A product page must make it clear within seconds why this product is the best choice. At ANA Digital Media, we use professional Graphic Design to ensure every part is optimised:
Strong Main Image: Use a high-quality image that shows the product clearly. Add multiple photos from different angles.
Clear Titles: Use a clear product title with the most important feature, such as material or size.
Scannable Description: Provide a short and scannable product description, starting with the most important benefit. Use bullet points.
Above-the-Fold Info: Show price, delivery time, stock, and USPs above the fold.
Quality Evidence: Use reviews, ratings, or trust marks near the CTA.
Video Content: Add product videos where possible to increase understanding.
Prominent CTA: Make the CTA striking, large enough, and with clear text like "Add to Basket".
Logical Cross-Sells: Show products often bought together, but keep it limited.
Strong visuals determine whether a visitor understands, trusts, and wants to buy your product. This is how you optimise your images for maximum conversion. Use high-resolution photos that stay sharp on desktop and mobile. Blurred or grainy photos reduce trust and lower conversion. Show the product from multiple angles, including close-ups of materials and details. The better visitors can “touch” the product, the faster they decide. Use a neutral background, so that all attention remains on the product.

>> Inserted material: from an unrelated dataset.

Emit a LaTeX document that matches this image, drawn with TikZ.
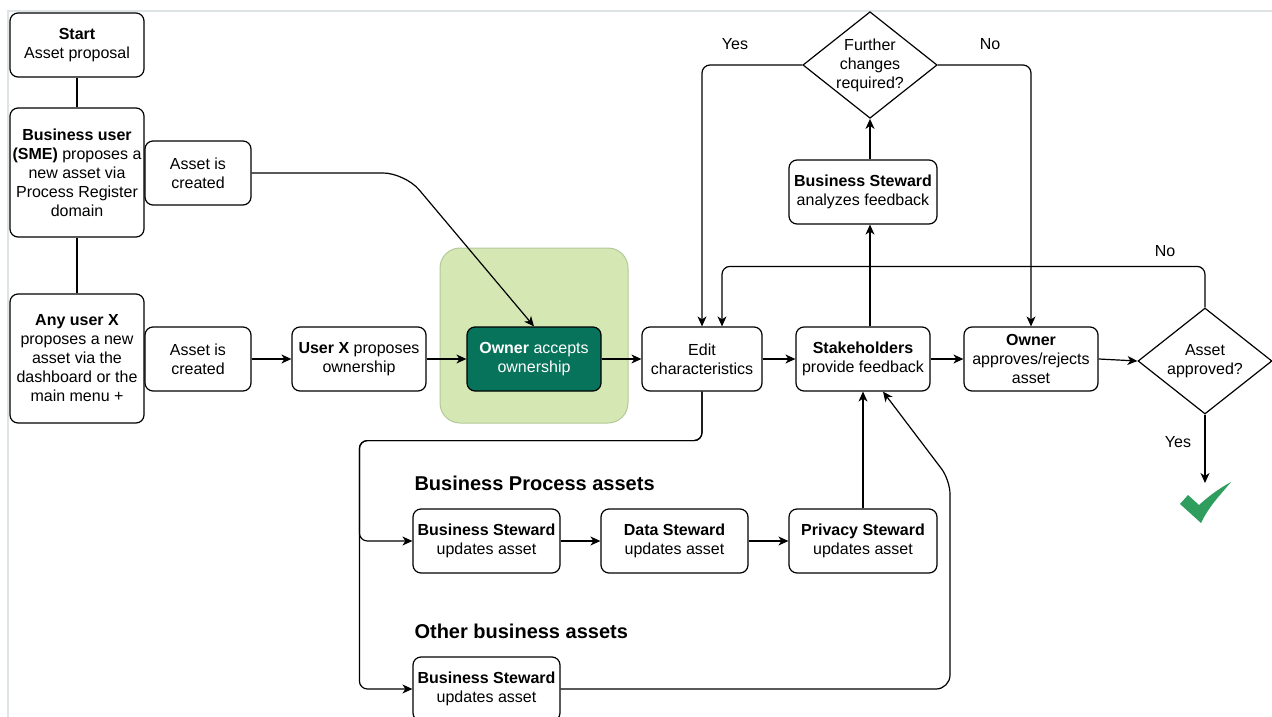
\documentclass[tikz,border=0pt]{standalone}
\usepackage{fontspec}
\setmainfont{Liberation Sans}
\usetikzlibrary{arrows.meta,shapes.geometric}
\definecolor{ownergreen}{HTML}{06735A}
\definecolor{softgreen}{HTML}{D5E8B4}
\definecolor{softedge}{HTML}{B3C99A}
\definecolor{tickgreen}{HTML}{2F9D5E}
\definecolor{framegray}{HTML}{DEE4E6}

\begin{document}
\begin{tikzpicture}[x=1pt, y=-1pt,
    every node/.style={font=\fontsize{16}{19}\selectfont},
    box/.style={draw, rounded corners=8pt, line width=1.2pt, align=center, minimum height=64pt, inner sep=1pt},
    decision/.style={draw, diamond, aspect=1.26, line width=1.2pt, align=center, inner sep=0pt, minimum width=134pt, minimum height=106pt},
    link/.style={line width=1.2pt, rounded corners=8pt},
    arr/.style={link, -{Stealth[length=10pt, width=9pt, inset=3pt]}},
    heading/.style={anchor=west, font=\fontsize{20}{24}\selectfont\bfseries}]
    \useasboundingbox (0,0) rectangle (1272,717);
    \draw[framegray, line width=2pt] (8,717) -- (8,11) -- (1272,11);

    \node[box, minimum width=134pt] (start) at (77,45) {\textbf{Start}\\Asset proposal};
    \node[box, minimum width=134pt, minimum height=129pt] (sme) at (77,172.5) {\textbf{Business user}\\\textbf{(SME)} proposes a\\new asset via\\Process Register\\domain};
    \node[box, minimum width=106pt] (created1) at (198,173) {Asset is\\created};
    \node[box, minimum width=134pt, minimum height=129pt] (anyx) at (77,358.5) {\textbf{Any user X}\\proposes a new\\asset via the\\dashboard or the\\main menu +};
    \node[box, minimum width=106pt] (created2) at (198,359) {Asset is\\created};
    \node[box, minimum width=134pt] (userx) at (359,359) {\textbf{User X} proposes\\ownership};
    \node[draw=softedge, fill=softgreen, rounded corners=20pt, line width=1pt, minimum width=188pt, minimum height=175pt] (focus) at (534,335.5) {};
    \node[box, fill=ownergreen, text=white, minimum width=134pt] (accept) at (534,359) {\textbf{Owner} accepts\\ownership};
    \node[box, minimum width=120pt] (edit) at (702,359) {Edit\\characteristics};
    \node[box, minimum width=134pt] (stake) at (863,359) {\textbf{Stakeholders}\\provide feedback};
    \node[box, minimum width=134pt] (approve) at (1031,359) {\textbf{Owner}\\approves/rejects\\asset};
    \node[decision] (approved) at (1205,361) {Asset\\approved?};
    \node[box, minimum width=148pt] (analyze) at (863,192) {\textbf{Business Steward}\\analyzes feedback};
    \node[decision] (further) at (870,65) {Further\\changes\\required?};

    \node[heading] (bpa) at (411,483) {Business Process assets};
    \node[box, minimum width=147pt] (bsbp) at (486.5,541) {\textbf{Business Steward}\\updates asset};
    \node[box, minimum width=147pt] (data) at (674.5,541) {\textbf{Data Steward}\\updates asset};
    \node[box, minimum width=148pt] (privacy) at (863,541) {\textbf{Privacy Steward}\\updates asset};
    \node[heading] (oba) at (411,631) {Other business assets};
    \node[box, minimum width=147pt] (bsother) at (486.5,689) {\textbf{Business Steward}\\updates asset};

    \node (yes1) at (735,44) {Yes};
    \node (no1) at (990,44) {No};
    \node (no2) at (1165,251) {No};
    \node (yes2) at (1178,442) {Yes};

    \coordinate (done) at (1205,483);
    \fill[tickgreen] (1180,504) -- (1188,495) -- (1199,505) .. controls (1210,495) and (1220,488) .. (1231,482)
      .. controls (1222,493) and (1209,506) .. (1201,523) -- cycle;

    \draw[link] (start) -- (sme);
    \draw[link] (sme) -- (anyx);
    \draw[arr, rounded corners=22pt] (created1.east) -- (405,173) -- (accept.north);
    \draw[arr] (created2) -- (userx);
    \draw[arr] (userx) -- (accept);
    \draw[arr] (accept) -- (edit);
    \draw[arr] (edit) -- (stake);
    \draw[arr] (stake) -- (approve);
    \draw[arr] (approve.east) -- (approved.west);
    \draw[arr] (approved.south) -- (done);
    \draw[arr] (approved.north) -- ++(0,-41) -| ([xshift=20pt]edit.north);
    \draw[arr] ([xshift=7pt]stake.north) -- ([xshift=7pt]analyze.south);
    \draw[arr] ([xshift=7pt]analyze.north) -- (further.south);
    \draw[arr] (further.west) -| (edit.north);
    \draw[arr] (further.east) -| (approve.north);
    \draw[arr] (edit.south) -- ++(0,49) -| ([xshift=-53pt]bsbp.west) -- (bsbp.west);
    \draw[arr] (edit.south) -- ++(0,49) -| ([xshift=-53pt]bsother.west) -- (bsother.west);
    \draw[arr] (bsbp) -- (data);
    \draw[arr] (data) -- (privacy);
    \draw[arr] (privacy) -- (stake);
    \draw[arr, rounded corners=14pt] (bsother.east) -| (950,480) -- ([xshift=20pt]stake.south);
\end{tikzpicture}
\end{document}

Busy backgrounds distract and make the product harder to assess. Show situations in context with lifestyle photos. With these, you help visitors visualise how the product looks in their own environment. Add a short product video, for example, a 15 to 30-second video in which you rotate, open, or use the product. Video often directly increases engagement. Use zoom functions so that visitors can inspect details without leaving the page. Show user-generated content, such as photos from customers. These images feel more honest and increase trust. Keep the order logical, starting with the main image, then detail shots, and then any atmospheric images. With strong visuals, you give visitors the feeling that they already know the product. This reduces uncertainty and directly increases the number of purchases.
Good navigation ensures visitors find what they need quickly.
1. Use clear category names that describe exactly what you sell.
2. Limit the number of main items in the menu to avoid overwhelming visitors.
3. Place the most important categories at the top based on revenue or popularity.
4. Optimise the menu for mobile (the thumb rule).
5. Make the internal search bar highly visible.
6. Use automatic suggestions in the search function.
7. Ensure search results are relevant and include prices and photos.
8. Analyse internal searches to see what your menu might be missing.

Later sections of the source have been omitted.